§ What you have to do: Copy every line with the string "this" in it.

[Part of a data file]
BEGIN

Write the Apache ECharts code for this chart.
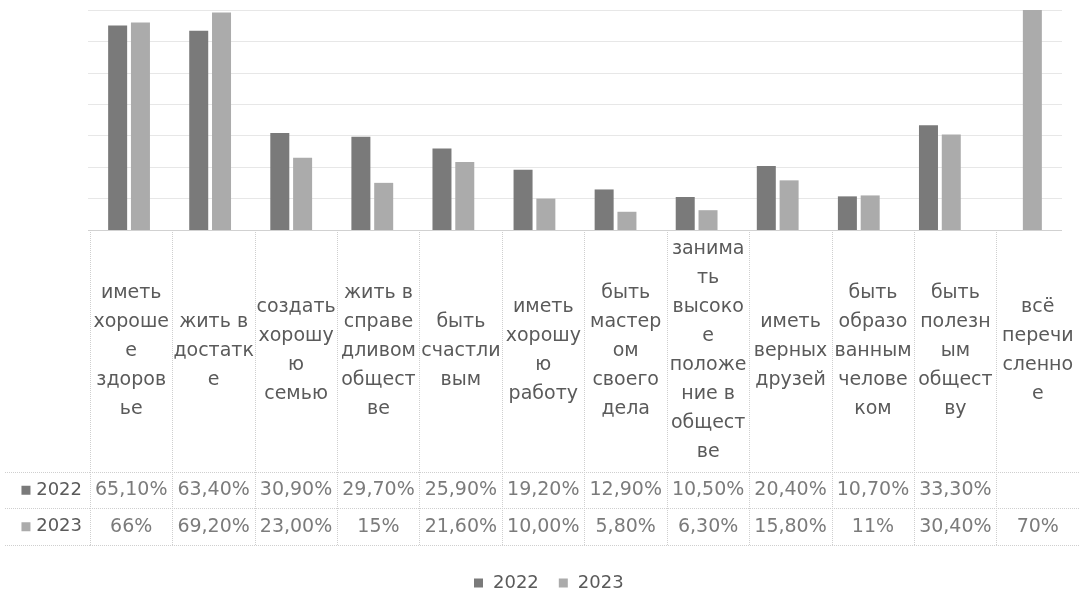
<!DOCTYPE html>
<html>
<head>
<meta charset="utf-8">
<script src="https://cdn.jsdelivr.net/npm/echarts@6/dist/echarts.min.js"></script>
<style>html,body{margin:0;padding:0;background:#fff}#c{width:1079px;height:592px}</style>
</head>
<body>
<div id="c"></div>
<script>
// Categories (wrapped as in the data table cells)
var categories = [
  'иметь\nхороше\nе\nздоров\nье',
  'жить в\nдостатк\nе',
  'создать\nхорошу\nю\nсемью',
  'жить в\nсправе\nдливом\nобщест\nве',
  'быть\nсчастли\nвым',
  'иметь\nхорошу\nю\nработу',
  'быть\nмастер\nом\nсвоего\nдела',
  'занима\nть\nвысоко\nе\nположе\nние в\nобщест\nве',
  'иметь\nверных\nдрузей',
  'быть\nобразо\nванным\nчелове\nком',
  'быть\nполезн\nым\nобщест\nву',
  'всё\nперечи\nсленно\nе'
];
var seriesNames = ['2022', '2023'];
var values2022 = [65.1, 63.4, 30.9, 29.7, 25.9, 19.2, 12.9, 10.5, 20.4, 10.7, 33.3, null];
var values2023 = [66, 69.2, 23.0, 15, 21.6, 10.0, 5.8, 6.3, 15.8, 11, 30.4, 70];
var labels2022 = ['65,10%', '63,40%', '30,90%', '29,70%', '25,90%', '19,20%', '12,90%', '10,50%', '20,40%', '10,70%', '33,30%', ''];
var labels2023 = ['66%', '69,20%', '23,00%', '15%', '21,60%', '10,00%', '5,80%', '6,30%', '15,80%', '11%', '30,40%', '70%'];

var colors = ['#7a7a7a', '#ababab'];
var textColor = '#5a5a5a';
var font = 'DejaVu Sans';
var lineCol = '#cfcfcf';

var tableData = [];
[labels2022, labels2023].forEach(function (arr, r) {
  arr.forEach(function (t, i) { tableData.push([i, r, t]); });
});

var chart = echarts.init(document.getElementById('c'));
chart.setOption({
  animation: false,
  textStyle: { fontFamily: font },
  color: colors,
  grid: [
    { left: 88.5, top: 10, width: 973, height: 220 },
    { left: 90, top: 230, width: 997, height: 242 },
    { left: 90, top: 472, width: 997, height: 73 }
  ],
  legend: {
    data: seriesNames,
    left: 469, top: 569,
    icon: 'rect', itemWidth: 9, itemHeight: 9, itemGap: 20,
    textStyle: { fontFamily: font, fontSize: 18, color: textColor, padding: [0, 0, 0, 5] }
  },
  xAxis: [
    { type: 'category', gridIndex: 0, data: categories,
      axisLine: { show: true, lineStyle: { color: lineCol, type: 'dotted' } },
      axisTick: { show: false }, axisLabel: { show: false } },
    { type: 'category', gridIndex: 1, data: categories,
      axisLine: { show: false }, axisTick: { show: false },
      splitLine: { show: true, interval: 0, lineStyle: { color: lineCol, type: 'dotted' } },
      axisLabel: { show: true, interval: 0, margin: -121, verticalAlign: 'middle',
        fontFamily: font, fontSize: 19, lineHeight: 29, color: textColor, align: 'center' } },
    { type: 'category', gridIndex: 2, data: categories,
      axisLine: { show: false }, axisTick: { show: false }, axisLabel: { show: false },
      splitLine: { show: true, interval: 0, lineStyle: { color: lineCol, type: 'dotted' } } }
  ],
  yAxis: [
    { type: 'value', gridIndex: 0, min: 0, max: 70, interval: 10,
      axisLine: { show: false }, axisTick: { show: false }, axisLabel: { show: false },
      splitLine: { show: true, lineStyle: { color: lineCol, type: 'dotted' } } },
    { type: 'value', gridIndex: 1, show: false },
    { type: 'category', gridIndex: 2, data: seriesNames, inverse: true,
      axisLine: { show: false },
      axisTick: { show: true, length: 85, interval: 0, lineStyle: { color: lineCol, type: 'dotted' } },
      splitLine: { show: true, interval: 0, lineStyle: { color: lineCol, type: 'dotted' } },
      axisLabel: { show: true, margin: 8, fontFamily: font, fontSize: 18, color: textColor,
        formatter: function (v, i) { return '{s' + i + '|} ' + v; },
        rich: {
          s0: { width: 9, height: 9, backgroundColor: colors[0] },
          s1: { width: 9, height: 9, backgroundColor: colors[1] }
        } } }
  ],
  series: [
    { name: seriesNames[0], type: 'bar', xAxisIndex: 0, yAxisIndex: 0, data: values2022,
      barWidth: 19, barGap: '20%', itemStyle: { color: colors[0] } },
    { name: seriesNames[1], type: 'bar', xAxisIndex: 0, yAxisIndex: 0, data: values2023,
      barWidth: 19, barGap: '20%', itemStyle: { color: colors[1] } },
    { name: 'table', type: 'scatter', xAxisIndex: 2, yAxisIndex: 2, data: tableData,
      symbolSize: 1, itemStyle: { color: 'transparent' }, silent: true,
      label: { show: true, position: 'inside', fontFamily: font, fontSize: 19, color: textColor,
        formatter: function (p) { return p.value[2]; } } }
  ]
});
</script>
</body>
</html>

END
BEGIN

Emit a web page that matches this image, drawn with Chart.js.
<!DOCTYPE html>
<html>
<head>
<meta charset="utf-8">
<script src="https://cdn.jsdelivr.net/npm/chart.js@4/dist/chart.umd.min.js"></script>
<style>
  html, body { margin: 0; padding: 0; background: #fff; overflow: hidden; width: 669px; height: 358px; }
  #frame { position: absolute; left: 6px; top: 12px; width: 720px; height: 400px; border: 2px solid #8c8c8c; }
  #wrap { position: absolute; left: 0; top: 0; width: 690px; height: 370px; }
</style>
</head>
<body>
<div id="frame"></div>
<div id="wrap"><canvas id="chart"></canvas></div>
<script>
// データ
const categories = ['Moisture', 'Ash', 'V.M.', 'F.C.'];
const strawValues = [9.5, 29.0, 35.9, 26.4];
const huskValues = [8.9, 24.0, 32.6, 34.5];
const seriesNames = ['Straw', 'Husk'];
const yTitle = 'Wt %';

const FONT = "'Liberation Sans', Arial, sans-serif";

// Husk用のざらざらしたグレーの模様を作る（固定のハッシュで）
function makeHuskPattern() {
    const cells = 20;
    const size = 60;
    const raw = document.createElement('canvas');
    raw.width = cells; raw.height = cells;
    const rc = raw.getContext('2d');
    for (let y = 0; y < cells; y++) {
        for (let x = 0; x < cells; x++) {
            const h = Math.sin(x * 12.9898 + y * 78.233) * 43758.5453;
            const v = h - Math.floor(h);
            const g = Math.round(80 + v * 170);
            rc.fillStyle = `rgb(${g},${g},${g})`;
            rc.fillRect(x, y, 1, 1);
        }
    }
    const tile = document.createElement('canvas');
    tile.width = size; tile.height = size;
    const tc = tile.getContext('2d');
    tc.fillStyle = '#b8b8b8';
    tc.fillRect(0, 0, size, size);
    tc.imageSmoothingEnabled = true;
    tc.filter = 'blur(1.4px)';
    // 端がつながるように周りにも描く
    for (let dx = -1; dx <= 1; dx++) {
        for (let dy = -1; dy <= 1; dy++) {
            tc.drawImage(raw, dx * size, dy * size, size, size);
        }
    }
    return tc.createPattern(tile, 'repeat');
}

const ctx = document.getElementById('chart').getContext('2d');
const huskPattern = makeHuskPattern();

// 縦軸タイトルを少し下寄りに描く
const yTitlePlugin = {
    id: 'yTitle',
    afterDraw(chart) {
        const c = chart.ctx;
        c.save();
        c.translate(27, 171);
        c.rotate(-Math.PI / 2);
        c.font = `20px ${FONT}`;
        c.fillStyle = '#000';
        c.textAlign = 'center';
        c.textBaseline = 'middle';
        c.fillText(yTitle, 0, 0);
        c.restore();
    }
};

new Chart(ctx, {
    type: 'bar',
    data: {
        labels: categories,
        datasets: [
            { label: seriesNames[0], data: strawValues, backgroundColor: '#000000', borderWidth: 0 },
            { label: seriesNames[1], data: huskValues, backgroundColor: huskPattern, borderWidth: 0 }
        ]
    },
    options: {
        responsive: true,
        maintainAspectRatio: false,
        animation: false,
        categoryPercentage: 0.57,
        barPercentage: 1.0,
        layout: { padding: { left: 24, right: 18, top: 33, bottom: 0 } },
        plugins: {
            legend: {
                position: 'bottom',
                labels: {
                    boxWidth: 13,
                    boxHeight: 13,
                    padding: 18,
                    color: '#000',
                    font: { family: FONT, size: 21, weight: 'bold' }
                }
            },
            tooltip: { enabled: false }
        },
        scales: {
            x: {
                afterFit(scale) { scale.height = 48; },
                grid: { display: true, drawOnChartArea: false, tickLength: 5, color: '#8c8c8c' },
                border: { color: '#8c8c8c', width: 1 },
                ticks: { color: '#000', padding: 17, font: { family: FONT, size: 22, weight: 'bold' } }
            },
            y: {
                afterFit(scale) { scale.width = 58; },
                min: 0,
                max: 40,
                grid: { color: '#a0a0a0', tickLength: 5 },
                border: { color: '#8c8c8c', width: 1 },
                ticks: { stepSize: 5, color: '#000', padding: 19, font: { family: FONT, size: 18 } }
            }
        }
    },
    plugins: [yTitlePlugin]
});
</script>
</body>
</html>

END

§ Answer to the exercise:
Write the Apache ECharts code for this chart.
Emit a web page that matches this image, drawn with Chart.js.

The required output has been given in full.